Skip the deployed path entirely; LLM-vision forever. Rejected — precision-tier workflows (portrait retouching, wildlife pixel-precision) need it eventually. RFC-030 keeps the path open.
Bundle SAM into chemigram core. Rejected — violates ADR-007.
Lightweight Anthropic-API / GPT-4-Vision wrapper as a default sibling. Considered. Adds API key / billing / rate-limit UX surface that v1.9.0 doesn't need. Reconsider in RFC-030.
Single combined RFC-026 covering both LLM-vision and deployed. Considered, drafted briefly, rejected. Confused the priority signal — shipping LLM-vision MVP is a different decision from designing deployed-provider scaffolding. Splitting (RFC-026 LLM-vision + RFC-030 deployed) lets each close on its own evidence + timeline.

Consequences¶

Positive:

Content-derived masks ship for every photographer with a vision-capable chat client. Zero deployment cost, zero infrastructure, zero new core dependencies.
MCP surface stays narrow. No new tools; ADR-033 preserved.
BYOA principle taken further. The "provider" is the chat client the photographer already chose; chemigram never specifies a model.
Composes with the existing wire. LLM-vision constructs flow through the same mask_spec apply path as drawn masks (RFC-029) and parametric filters (RFC-024). No fork in the architecture.
Workflow patterns are documentable. A pattern library guide gives the LLM stable grounding so different sessions produce consistent mask designs.

Negative:

Precision is bounded. Coarse bounding boxes and ~12-vertex polygons; not pixel-precise. Single-strand hair, complex silhouettes, fine edges all degrade. Mitigated by RFC-030 as the upgrade path.
Workflow is conversation-shaped. Pure-CLI photographers without an LLM in context can't use this RFC's path. Drawn masks (RFC-029) cover their core needs; RFC-030's deployed providers eventually serve them too.
No deterministic reproducibility. Different LLM responses to the same photo may yield slightly different mask coordinates. Mitigated by chemigram's snapshot history capturing the actual coordinates used.
Quality varies by chat-client LLM. Better LLMs → better masks. Same architectural shape; the photographer's choice of chat client determines vision quality.
Image surfacing depends on chat-client capability. Claude Code's Read works today; other MCP clients may need MCP image content blocks. Mitigated by drag-drop / paste workflows and a future enhancement for inline-image MCP support.

Implementation notes¶

No engine code changes.

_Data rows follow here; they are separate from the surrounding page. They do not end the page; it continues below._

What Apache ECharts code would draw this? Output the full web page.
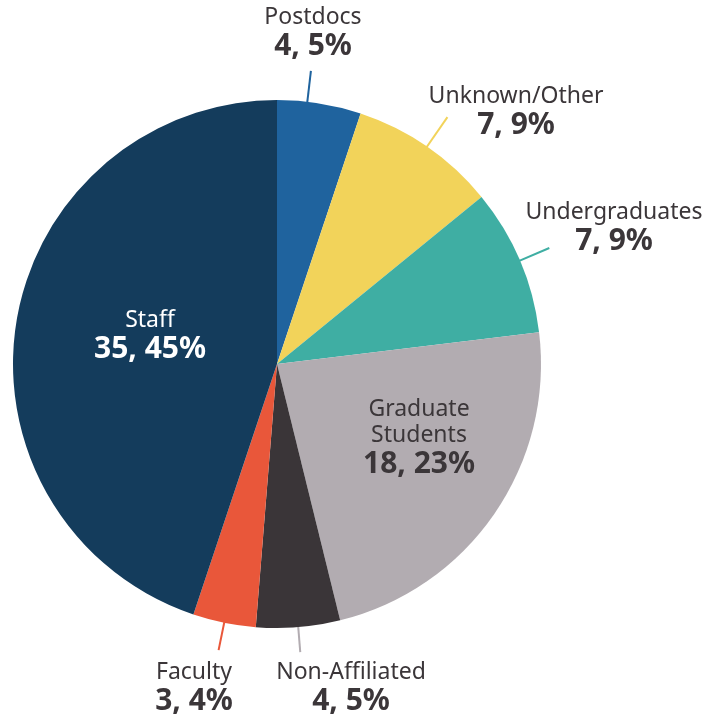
<!DOCTYPE html>
<html>
<head>
<meta charset="utf-8">
<script src="https://cdn.jsdelivr.net/npm/echarts@6/dist/echarts.min.js"></script>
<style>
  html, body { margin: 0; padding: 0; background: #fff; }
  #chart { width: 723px; height: 719px; }
</style>
</head>
<body>
<div id="chart"></div>
<script>
// data, clockwise from 12 o'clock
const categories = ['Postdocs', 'Unknown/Other', 'Undergraduates', 'Graduate Students', 'Non-Affiliated', 'Faculty', 'Staff']
const counts = [4, 7, 7, 18, 4, 3, 35]
const colors = ['#1f639e', '#f2d35a', '#3faea3', '#b2acb1', '#3a3538', '#e9573a', '#143c5c']

// where each label block sits, and how its leader line runs (radius from / to)
const labelSpots = {
  'Postdocs':          { x: 313, y: 33, line: [262, 295], lineColor: '#1f639e', angle: 6.6 },
  'Unknown/Other':     { x: 516, y: 112, line: [263, 300], lineColor: '#f2d35a' },
  'Undergraduates':    { x: 614, y: 228, line: [262, 296], lineColor: '#3faea3' },
  'Graduate Students': { x: 419, y: 438 },
  'Non-Affiliated':    { x: 351, y: 688, line: [236, 289], lineColor: '#b2acb1' },
  'Faculty':           { x: 194, y: 688, line: [262, 292], lineColor: '#e9573a' },
  'Staff':             { x: 150, y: 336, white: true }
}

const cx = 277, cy = 364, R = 264
const total = counts.reduce((a, b) => a + b, 0)

// middle angle of each slice (radians, clockwise from top)
const midAngles = []
let acc = 0
counts.forEach(v => {
  midAngles.push((acc + v / 2) / total * Math.PI * 2)
  acc += v
})

const ChartEl = echarts.init(document.getElementById('chart'))

const options = {
  backgroundColor: '#fff',
  animation: false,
  series: [{
    type: 'pie',
    center: [cx, cy],
    radius: R,
    startAngle: 90,
    clockwise: true,
    percentPrecision: 0,
    avoidLabelOverlap: false,
    label: {
      show: true,
      position: 'outside',
      formatter: p => '{n|' + p.name.replace(' ', '\n') + '}\n{v|' + p.value + ', ' + p.percent + '%}',
      align: 'center',
      rich: {
        n: { fontFamily: 'Noto Sans', fontSize: 23, lineHeight: 26, color: '#3b3639', align: 'center' },
        v: { fontFamily: 'Noto Sans', fontSize: 30, lineHeight: 32, fontWeight: 'bold', color: '#3b3639', align: 'center' }
      }
    },
    labelLine: { show: true, length: 10, length2: 0, lineStyle: { width: 2 } },
    labelLayout: params => {
      const name = categories[params.dataIndex]
      const spot = labelSpots[name]
      const out = { x: spot.x, y: spot.y, align: 'center', verticalAlign: 'middle' }
      if (spot.line) {
        const a = spot.angle != null ? spot.angle * Math.PI / 180 : midAngles[params.dataIndex]
        const p0 = [cx + spot.line[0] * Math.sin(a), cy - spot.line[0] * Math.cos(a)]
        const p1 = [cx + spot.line[1] * Math.sin(a), cy - spot.line[1] * Math.cos(a)]
        out.labelLinePoints = [p0, p1, p1]
      }
      return out
    },
    data: categories.map((name, i) => {
      const spot = labelSpots[name]
      const item = { name: name, value: counts[i], itemStyle: { color: colors[i] } }
      if (!spot.line) {
        item.labelLine = { show: false }
      } else {
        item.labelLine = { lineStyle: { color: spot.lineColor } }
      }
      if (spot.white) {
        item.label = { rich: { n: { color: '#fff' }, v: { color: '#fff' } } }
      }
      return item
    })
  }]
}

ChartEl.setOption(options)
</script>
</body>
</html>
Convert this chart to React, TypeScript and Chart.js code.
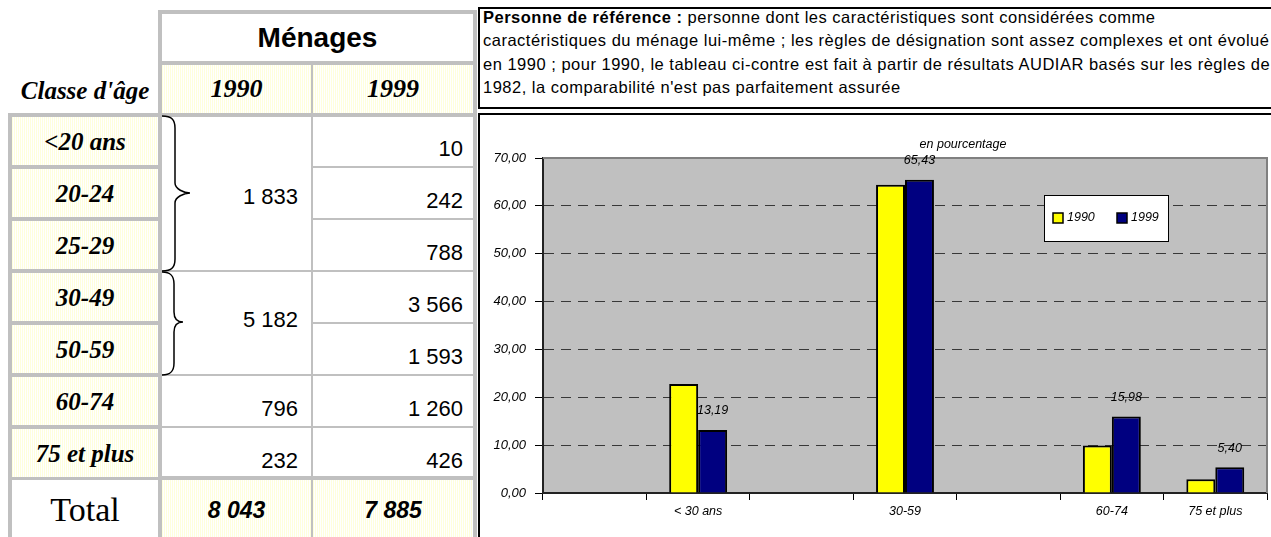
import React, { useEffect, useRef } from "react";
import { Chart, registerables } from "chart.js";

Chart.register(...registerables);

// ---------- chart data ----------
const chartCategories = ["", "< 30 ans", "", "30-59", "", "60-74", "75 et plus"];
const pct1990 = [null, 22.79, null, 64.43, null, 9.9, 2.88];
const pct1999 = [null, 13.19, null, 65.43, null, 15.98, 5.4];
const seriesNames = ["1990", "1999"];
const seriesColors = ["#ffff00", "#000080"];
const yMin = 0;
const yMax = 70;
const yStep = 10;
const chartTitle = "en pourcentage";

// ---------- table data ----------
const ageClasses = ["<20 ans", "20-24", "25-29", "30-49", "50-59", "60-74", "75 et plus"];
const counts1999 = ["10", "242", "788", "3 566", "1 593", "1 260", "426"];
const counts1990 = ["1 833", "5 182", "796", "232"];
const spans1990 = [3, 2, 1, 1];
const totals = ["8 043", "7 885"];
const tableTitle = "Ménages";
const ageHeader = "Classe d'âge";
const totalLabel = "Total";
const noteBold = "Personne de référence :";
const noteLines = [
  " personne dont les caractéristiques sont considérées comme",
  "caractéristiques du ménage lui-même ; les règles de désignation sont assez complexes et ont évolué",
  "en 1990 ; pour 1990, le tableau ci-contre est fait à partir de résultats AUDIAR basés sur les règles de",
  "1982, la comparabilité n'est pas parfaitement assurée",
];

const SANS = "'Liberation Sans', Arial, sans-serif";
const SERIF = "'Liberation Serif', 'Times New Roman', serif";
const GRAY = "#c0c0c0";
const YEL =
  "repeating-linear-gradient(90deg, #ffffdc 0px, #ffffdc 1px, #ffffff 1px, #ffffff 2px)";

const fmt = (v: number) => v.toFixed(2).replace(".", ",");

function Abs(props: any) {
  const { l, t, w, h, bg, style, children } = props;
  return (
    <div
      style={{
        position: "absolute",
        left: l,
        top: t,
        width: w,
        height: h,
        background: bg,
        ...style,
      }}
    >
      {children}
    </div>
  );
}

function Centered(props: any) {
  const { l, t, w, h, bg, font, size, bold, italic, children } = props;
  return (
    <Abs
      l={l}
      t={t}
      w={w}
      h={h}
      bg={bg}
      style={{
        display: "flex",
        alignItems: "center",
        justifyContent: "center",
        fontFamily: font,
        fontSize: size,
        fontWeight: bold ? "bold" : "normal",
        fontStyle: italic ? "italic" : "normal",
        color: "#000",
        whiteSpace: "nowrap",
        lineHeight: 1,
      }}
    >
      {children}
    </Abs>
  );
}

function RightText(props: any) {
  const { right, cy, size, children } = props;
  return (
    <div
      style={{
        position: "absolute",
        right: 1271 - right,
        top: cy - size / 2,
        height: size,
        lineHeight: size + "px",
        fontFamily: SANS,
        fontSize: size,
        color: "#000",
        whiteSpace: "nowrap",
      }}
    >
      {children}
    </div>
  );
}

function bracePath(x0: number, xl: number, xt: number, y0: number, y1: number, ym: number) {
  return `M${x0},${y0} C${xl - 3},${y0} ${xl},${y0 + 4} ${xl},${y0 + 12} L${xl},${ym - 10} C${xl},${ym - 4} ${xt - 6},${ym} ${xt},${ym} C${xt - 6},${ym} ${xl},${ym + 4} ${xl},${ym + 10} L${xl},${y1 - 12} C${xl},${y1 - 4} ${xl - 3},${y1} ${x0},${y1}`;
}

function Table() {
  const rowTop = (k: number) => 117 + 52 * k;
  const midTop = (k: number) => (k === 0 ? 117 : 116 + 52 * k);
  const midBot = (k: number) => (k === 6 ? 476 : 114 + 52 * (k + 1));
  const groups: any[] = [];
  let start = 0;
  spans1990.forEach((s, i) => {
    groups.push({ start, end: start + s - 1, text: counts1990[i], span: s });
    start += s;
  });
  return (
    <>
      {/* left column */}
      <Abs l={8} t={113} w={154} h={430} bg={GRAY} />
      {ageClasses.map((a, k) => (
        <Centered key={a} l={12} t={rowTop(k)} w={146} h={48} bg={YEL} font={SERIF} size={25} bold italic>
          {a}
        </Centered>
      ))}
      <Centered l={12} t={480} w={146} h={60} bg="#fff" font={SERIF} size={34}>
        {totalLabel}
      </Centered>
      <Centered l={8} t={66} w={154} h={48} font={SERIF} size={25} bold italic>
        {ageHeader}
      </Centered>

      {/* header block */}
      <Abs l={158} t={10} w={319} h={107} bg={GRAY} />
      <Centered l={162} t={14} w={311} h={47} bg="#fff" font={SANS} size={28} bold>
        {tableTitle}
      </Centered>
      <Centered l={162} t={65} w={149} h={48} bg={YEL} font={SERIF} size={26} bold italic>
        {seriesNames[0]}
      </Centered>
      <Centered l={313} t={65} w={160} h={48} bg={YEL} font={SERIF} size={26} bold italic>
        {seriesNames[1]}
      </Centered>

      {/* body */}
      <Abs l={158} t={113} w={319} h={430} bg={GRAY} />
      {groups.map((g, i) => (
        <Abs key={"g" + i} l={162} t={midTop(g.start)} w={149} h={midBot(g.end) - midTop(g.start)} bg="#fff" />
      ))}
      {counts1999.map((c, k) => (
        <Abs key={"c" + k} l={313} t={midTop(k)} w={160} h={midBot(k) - midTop(k)} bg="#fff" />
      ))}
      {groups.map((g, i) => {
        const cy =
          g.span > 1 ? (midTop(g.start) + midBot(g.end)) / 2 + (i === 0 ? 3 : -3) : 149 + 52 * g.end;
        return (
          <RightText key={"gt" + i} right={298} cy={cy} size={22}>
            {g.text}
          </RightText>
        );
      })}
      {counts1999.map((c, k) => (
        <RightText key={"ct" + k} right={463} cy={149 + 52 * k} size={22}>
          {c}
        </RightText>
      ))}
      <Centered l={162} t={480} w={149} h={60} bg={YEL} font={SANS} size={23} bold italic>
        {totals[0]}
      </Centered>
      <Centered l={313} t={480} w={160} h={60} bg={YEL} font={SANS} size={23} bold italic>
        {totals[1]}
      </Centered>

      {/* braces */}
      <svg
        style={{ position: "absolute", left: 0, top: 0, overflow: "visible" }}
        width={1}
        height={1}
      >
        <path d={bracePath(162, 175, 190, 116, 271, 193)} fill="none" stroke="#000" strokeWidth={1.5} />
        <path d={bracePath(162, 174, 183, 272, 375, 322)} fill="none" stroke="#000" strokeWidth={1.5} />
      </svg>
    </>
  );
}

function Note() {
  return (
    <>
      <Abs l={478} t={7} w={820} h={102} style={{ border: "2px solid #000", boxSizing: "border-box" }} />
      <div
        style={{
          position: "absolute",
          left: 483,
          top: 6,
          width: 800,
          fontFamily: SANS,
          fontSize: 16.5,
          letterSpacing: 0.5,
          lineHeight: "23.4px",
          color: "#000",
          whiteSpace: "nowrap",
        }}
      >
        <b>{noteBold}</b>
        {noteLines[0]}
        <br />
        {noteLines[1]}
        <br />
        {noteLines[2]}
        <br />
        {noteLines[3]}
      </div>
    </>
  );
}

function BarChart() {
  const ref = useRef<HTMLCanvasElement>(null);
  useEffect(() => {
    const canvas = ref.current!;
    const italicY = { family: SANS, size: 13, style: "italic" as const };
    const italicX = { family: SANS, size: 12.5, style: "italic" as const };

    const plotBg = {
      id: "plotBg",
      beforeDraw(chart: any) {
        const { ctx, chartArea: a } = chart;
        ctx.save();
        ctx.fillStyle = "#c0c0c0";
        ctx.fillRect(a.left, a.top, a.right - a.left, a.bottom - a.top);
        ctx.restore();
      },
      beforeDatasetsDraw(chart: any) {
        const { ctx, chartArea: a } = chart;
        ctx.save();
        ctx.strokeStyle = "#808080";
        ctx.lineWidth = 2;
        ctx.beginPath();
        ctx.moveTo(a.left, a.top);
        ctx.lineTo(a.right, a.top);
        ctx.lineTo(a.right, a.bottom);
        ctx.stroke();
        ctx.restore();
      },
    };

    const valueLabels = {
      id: "valueLabels",
      afterDatasetsDraw(chart: any) {
        const { ctx } = chart;
        const meta = chart.getDatasetMeta(1);
        const data = chart.data.datasets[1].data;
        ctx.save();
        ctx.font = `italic 12.5px ${SANS}`;
        ctx.fillStyle = "#000";
        ctx.textAlign = "center";
        ctx.textBaseline = "middle";
        meta.data.forEach((el: any, i: number) => {
          const v = data[i];
          if (v == null) return;
          ctx.fillText(fmt(v), el.x, el.y - 19);
        });
        ctx.restore();
      },
    };

    const boxLegend = {
      id: "boxLegend",
      afterDraw(chart: any) {
        const { ctx, chartArea: a } = chart;
        const bx = a.left + 501;
        const by = a.top + 37;
        const bw = 124;
        const bh = 46;
        ctx.save();
        ctx.fillStyle = "#fff";
        ctx.fillRect(bx, by, bw, bh);
        ctx.strokeStyle = "#000";
        ctx.lineWidth = 1;
        ctx.strokeRect(bx + 0.5, by + 0.5, bw, bh);
        ctx.font = `italic 12.5px ${SANS}`;
        ctx.textBaseline = "middle";
        ctx.textAlign = "left";
        chart.data.datasets.forEach((ds: any, i: number) => {
          const sx = bx + 9 + i * 64;
          const sy = by + 18;
          ctx.fillStyle = ds.backgroundColor;
          ctx.fillRect(sx, sy, 10, 10);
          ctx.lineWidth = 1.5;
          ctx.strokeStyle = "#000";
          ctx.strokeRect(sx, sy, 10, 10);
          ctx.fillStyle = "#000";
          ctx.fillText(ds.label, sx + 14, sy + 5);
        });
        ctx.restore();
      },
    };

    const plotTitle = {
      id: "plotTitle",
      afterDraw(chart: any) {
        const { ctx, chartArea: a } = chart;
        ctx.save();
        ctx.font = `italic 12.5px ${SANS}`;
        ctx.fillStyle = "#000";
        ctx.textAlign = "center";
        ctx.textBaseline = "middle";
        ctx.fillText(chartTitle, a.left + 420, a.top - 13);
        ctx.restore();
      },
    };

    const chart = new Chart(canvas, {
      type: "bar",
      data: {
        labels: chartCategories,
        datasets: [
          {
            label: seriesNames[0],
            data: pct1990,
            backgroundColor: seriesColors[0],
            borderColor: "#000",
            borderWidth: 2,
            categoryPercentage: 0.56,
            barPercentage: 1,
          },
          {
            label: seriesNames[1],
            data: pct1999,
            backgroundColor: seriesColors[1],
            borderColor: "#000",
            borderWidth: 2,
            categoryPercentage: 0.56,
            barPercentage: 1,
          },
        ],
      },
      options: {
        responsive: false,
        animation: false,
        layout: { padding: { top: 43, right: 4, left: 0, bottom: 0 } },
        plugins: {
          legend: { display: false },
          tooltip: { enabled: false },
          title: { display: false },
        },
        scales: {
          x: {
            type: "category",
            grid: {
              display: true,
              drawOnChartArea: false,
              drawTicks: true,
              tickLength: 7,
              color: "#000",
              offset: true,
            },
            border: { display: true, color: "#222", width: 2 },
            ticks: {
              font: italicX,
              color: "#000",
              padding: 4,
              autoSkip: false,
              maxRotation: 0,
            },
            afterFit(scale: any) {
              scale.height = 44;
            },
          },
          y: {
            min: yMin,
            max: yMax,
            ticks: {
              stepSize: yStep,
              font: italicY,
              color: "#000",
              padding: 9,
              callback: (v: any) => fmt(Number(v)),
            },
            grid: {
              color: (c: any) =>
                c.tick && (c.tick.value === yMin || c.tick.value === yMax)
                  ? "rgba(0,0,0,0)"
                  : "#383838",
              tickColor: "#000",
              tickLength: 8,
              lineWidth: 1,
            },
            border: { display: true, color: "#222", width: 2, dash: [10, 7] },
            afterFit(scale: any) {
              scale.width = 63;
            },
          },
        },
      },
      plugins: [plotBg, valueLabels, boxLegend, plotTitle],
    });
    return () => chart.destroy();
  }, []);
  return (
    <canvas
      ref={ref}
      width={791}
      height={422}
      style={{ position: "absolute", left: 480, top: 115, width: 791, height: 422 }}
    />
  );
}

export default function App() {
  return (
    <div
      style={{
        position: "absolute",
        left: 0,
        top: 0,
        width: 1271,
        height: 537,
        overflow: "hidden",
        background: "#fff",
      }}
    >
      <Table />
      <Note />
      <Abs l={478} t={113} w={820} h={450} style={{ border: "2px solid #000", boxSizing: "border-box" }} />
      <BarChart />
    </div>
  );
}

The closing artifact is docs/guides/llm-vision-for-masks.md — pattern library covering:

Subject region (rectangle / ellipse / path from LLM bounding-box-or-polygon estimate).
Sky / foreground split (gradient + color_h refinement).
Color-range estimation (LLM examines image, suggests range_filter.kind=color_h, min, max).
Polygon trace (path form from coarse vertex estimate).
Iterative refinement (render preview, LLM re-examines, adjust mask, re-apply — the conversation IS the refinement loop).

Each pattern shows: photographer's phrase → LLM's expected reasoning → resulting mask_spec JSON.

Image surfacing today¶

render_preview(image_id) returns a JPEG path. Claude Code clients use Read to surface the image to the conversation. Claude Desktop / ChatGPT users can drag-drop or paste the rendered JPEG. Future enhancement: a sibling tool returning base64-encoded JPEG content as an MCP image content block for clients that support it. Not blocking ADR-086 — the workflow works today via the path-based mechanism.

What this ADR explicitly does NOT settle¶

Deployed-sibling-provider Protocol design (RFC-030).
AI content-aware spot detection (RFC-025's deferred AI sub-path; routes to RFC-030).
Depth-mask encoding (RFC-030).
Cloud-API wrapper as a default provider (RFC-030 open question).

When LLM-vision becomes the bottleneck on real workflows, RFC-030 unfreezes; until then, this ADR is the v1.9.0 ship.